Edwin Matayi Masungo v Republic [2021] KEHC 2158 (KLR)
Full Case Text
REPUBLIC OF KENYA
IN THE HIGH COURT
AT BUNGOMA
CRIMINAL APPEAL NO. 147 OF 2019
EDWIN MATAYI MASUNGO..............................................................................APPELLANT
VERSUS
REPUBLIC..........................................................................................................RESPONDENT
[An appeal arising from the sentence by Hon G. Adhiambo (P.M) in original Kimilili S.P.M
Criminal Case No. 389/2019 delivered on 6th September, 2019]
JUDGMENT
The appellant was arraigned in the subordinate court charged with the offence of robbery with violence contrary to Section 295 as read together with Section 296(2) of the Penal Code. The particulars were that on the 21st day of May, 2019 at Londo Village in Bungoma North Sub County within Bungoma County robbed Getrude Nasambu cash of Kshs 1,800/= and immediately before the time of such robbery wounded the said Getrude Nasambu.
The appellant was tried and convicted of the offence. He was subsequently sentenced to serve 7 years in prison.
Dissatisfied with the sentence, the appellant moved this court for re-sentencing. He raised the following grounds;
1. That he is a first offender.
2. That he pleaded not guilty to the charges.
3. That 7 years imprisonment is excess in the circumstances.
4. That the trial magistrate erroneously outweighed the appellant’s defence and mitigation.
5. That the trial court failed on its duty to inform the appellant his constitutional right despite the knowledge that the appellant was a layman.
He also filed his mitigation which have been duly considered. The respondent filed its written submissions. The same have been given due consideration.
Analysis and determination
This appeal raises the sole issue of sentencing. The appellant’s plea before this court is that the sentence of 7 years imprisonment meted out on him is excessive in the circumstances. The court is therefore called upon to inquire into the suitability of the sentence.
The High Court, in Stephene Kimathi Mutunga -v- Republic (2019) eKLRwhile holding that the High Court has unlimited jurisdiction in both Civil and Criminal matters and the mandate of enforcing fundamental rights and freedoms as enshrined in the Constitution, stated that the High Court has jurisdiction to deal with the petition for sentencing rehearing.
In Michael Kathewa Laichena & Another -v- Republic (2018) eKLR Justice Majanja stated:
“by re-sentencing the petitioner, the High Court is merely enforcing and granting relief for what is in effect a violation caused by the imposition of the mandatory death sentence”.

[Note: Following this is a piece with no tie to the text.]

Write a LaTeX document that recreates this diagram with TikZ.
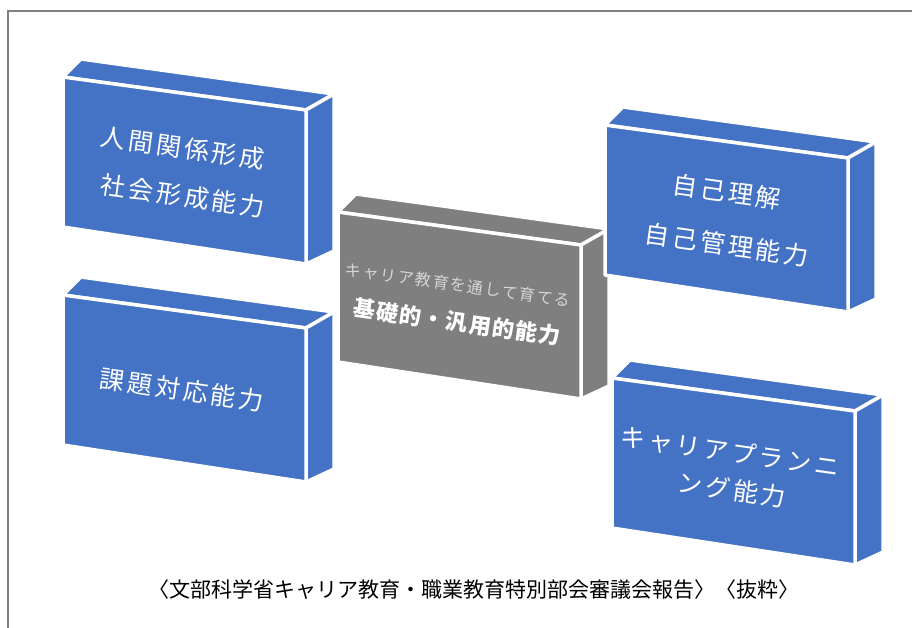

The High Court has the mandate under Article 165 (3) of the Constitution to hear and determine as well as to enforce matters of rights and fundamental freedoms enshrined in the constitution.

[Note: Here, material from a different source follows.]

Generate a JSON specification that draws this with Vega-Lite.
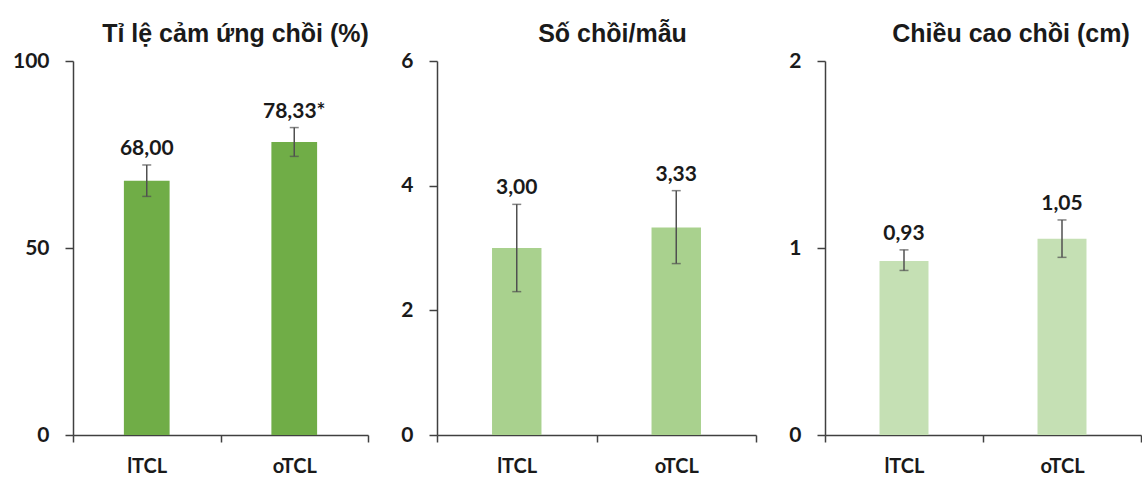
{
  "$schema": "https://vega.github.io/schema/vega-lite/v6.json",
  "background": "white",
  "padding": {"left": 12, "top": 22, "right": 0, "bottom": 0},
  "bounds": "flush",
  "spacing": 69,
  "config": {
    "view": {"stroke": null},
    "axis": {
      "title": null,
      "grid": false,
      "domainColor": "#404040",
      "domainWidth": 1.5,
      "tickColor": "#404040",
      "tickWidth": 1.5,
      "labelFont": "Lato",
      "labelFontWeight": "bold",
      "labelFontSize": 21,
      "labelColor": "#1a1a1a"
    },
    "axisY": {"tickSize": 8, "labelPadding": 16, "format": "d"},
    "axisX": {"tickSize": 7, "labelPadding": 14, "labelAngle": 0, "tickBand": "extent", "labelFontSize": 20},
    "title": {
      "font": "Liberation Sans",
      "fontSize": 25,
      "fontWeight": "bold",
      "color": "#1a1a1a",
      "anchor": "middle",
      "offset": 3
    }
  },
  "datasets": {
    "d1": [
      {"g": "lTCL", "v": 68.0, "lo": 63.8, "hi": 72.2, "label": "68,00"},
      {"g": "oTCL", "v": 78.33, "lo": 74.5, "hi": 82.2, "label": "78,33*"}
    ],
    "d2": [
      {"g": "lTCL", "v": 3.0, "lo": 2.3, "hi": 3.7, "label": "3,00"},
      {"g": "oTCL", "v": 3.33, "lo": 2.75, "hi": 3.92, "label": "3,33"}
    ],
    "d3": [
      {"g": "lTCL", "v": 0.93, "lo": 0.88, "hi": 0.99, "label": "0,93"},
      {"g": "oTCL", "v": 1.05, "lo": 0.95, "hi": 1.15, "label": "1,05"}
    ]
  },
  "hconcat": [
    {
      "width": 295,
      "height": 374,
      "data": {"name": "d1"},
      "title": {"text": "Tỉ lệ cảm ứng chồi (%)", "dx": 15},
      "encoding": {
        "x": {"field": "g", "type": "nominal", "sort": null, "title": null, "scale": {"paddingInner": 0, "paddingOuter": 0}}
      },
      "layer": [
        {
          "mark": {"type": "bar", "width": {"band": 0.31}, "color": "#70AD47"},
          "encoding": {"y": {"field": "v", "type": "quantitative", "title": null, "scale": {"domain": [0, 100], "nice": false}, "axis": {"values": [0, 50, 100], "title": null}}}
        },
        {
          "mark": {"type": "errorbar", "color": "#505050", "ticks": {"size": 9, "thickness": 1.5}, "rule": {"strokeWidth": 1.5}},
          "encoding": {"y": {"field": "lo", "type": "quantitative", "title": null, "scale": {"domain": [0, 100], "nice": false}}, "y2": {"field": "hi", "title": null}}
        },
        {
          "mark": {"type": "text", "baseline": "alphabetic", "dy": -10, "font": "Lato", "fontWeight": "bold", "fontSize": 21, "color": "#1a1a1a"},
          "encoding": {"y": {"field": "hi", "type": "quantitative", "title": null, "scale": {"domain": [0, 100], "nice": false}}, "text": {"field": "label"}}
        }
      ]
    },
    {
      "width": 319,
      "height": 374,
      "data": {"name": "d2"},
      "title": {"text": "Số chồi/mẫu", "dx": 16},
      "encoding": {
        "x": {"field": "g", "type": "nominal", "sort": null, "title": null, "scale": {"paddingInner": 0, "paddingOuter": 0}}
      },
      "layer": [
        {
          "mark": {"type": "bar", "width": {"band": 0.31}, "color": "#A9D18E"},
          "encoding": {"y": {"field": "v", "type": "quantitative", "title": null, "scale": {"domain": [0, 6], "nice": false}, "axis": {"values": [0, 2, 4, 6], "title": null}}}
        },
        {
          "mark": {"type": "errorbar", "color": "#505050", "ticks": {"size": 9, "thickness": 1.5}, "rule": {"strokeWidth": 1.5}},
          "encoding": {"y": {"field": "lo", "type": "quantitative", "title": null, "scale": {"domain": [0, 6], "nice": false}}, "y2": {"field": "hi", "title": null}}
        },
        {
          "mark": {"type": "text", "baseline": "alphabetic", "dy": -10, "font": "Lato", "fontWeight": "bold", "fontSize": 21, "color": "#1a1a1a"},
          "encoding": {"y": {"field": "hi", "type": "quantitative", "title": null, "scale": {"domain": [0, 6], "nice": false}}, "text": {"field": "label"}}
        }
      ]
    },
    {
      "width": 316,
      "height": 374,
      "data": {"name": "d3"},
      "title": {"text": "Chiều cao chồi (cm)", "dx": 28},
      "encoding": {
        "x": {"field": "g", "type": "nominal", "sort": null, "title": null, "scale": {"paddingInner": 0, "paddingOuter": 0}}
      },
      "layer": [
        {
          "mark": {"type": "bar", "width": {"band": 0.31}, "color": "#C5E0B4"},
          "encoding": {"y": {"field": "v", "type": "quantitative", "title": null, "scale": {"domain": [0, 2], "nice": false}, "axis": {"values": [0, 1, 2], "title": null}}}
        },
        {
          "mark": {"type": "errorbar", "color": "#505050", "ticks": {"size": 9, "thickness": 1.5}, "rule": {"strokeWidth": 1.5}},
          "encoding": {"y": {"field": "lo", "type": "quantitative", "title": null, "scale": {"domain": [0, 2], "nice": false}}, "y2": {"field": "hi", "title": null}}
        },
        {
          "mark": {"type": "text", "baseline": "alphabetic", "dy": -10, "font": "Lato", "fontWeight": "bold", "fontSize": 21, "color": "#1a1a1a"},
          "encoding": {"y": {"field": "hi", "type": "quantitative", "title": null, "scale": {"domain": [0, 2], "nice": false}}, "text": {"field": "label"}}
        }
      ]
    }
  ]
}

The Judiciary Sentencing Policy Guidelines lists the objectives of sentencing at page 15 paragraph 4. 1 among others; deterrence and rehabilitation or reformation of the offender.
The record shows that the appellant in his defence said that the money was given to him by the complainant and raised alarm when he refused to return the money. This account cannot be true given the injuries he inflicted on the complainant. He asked for forgiveness and promised to reform. He never offered any mitigation.
It is noteworthy that the penalty prescribed for robbery with violence under section 296(2) of the penal code is death.
Having considered the record and the material on record, I am satisfied that the sentence of 7 years meted out on the appellant is reasonable. There is no reason to disturb that finding. The appeal is accordingly dismissed.
DATEDat BUNGOMA this 17th day of September 2021.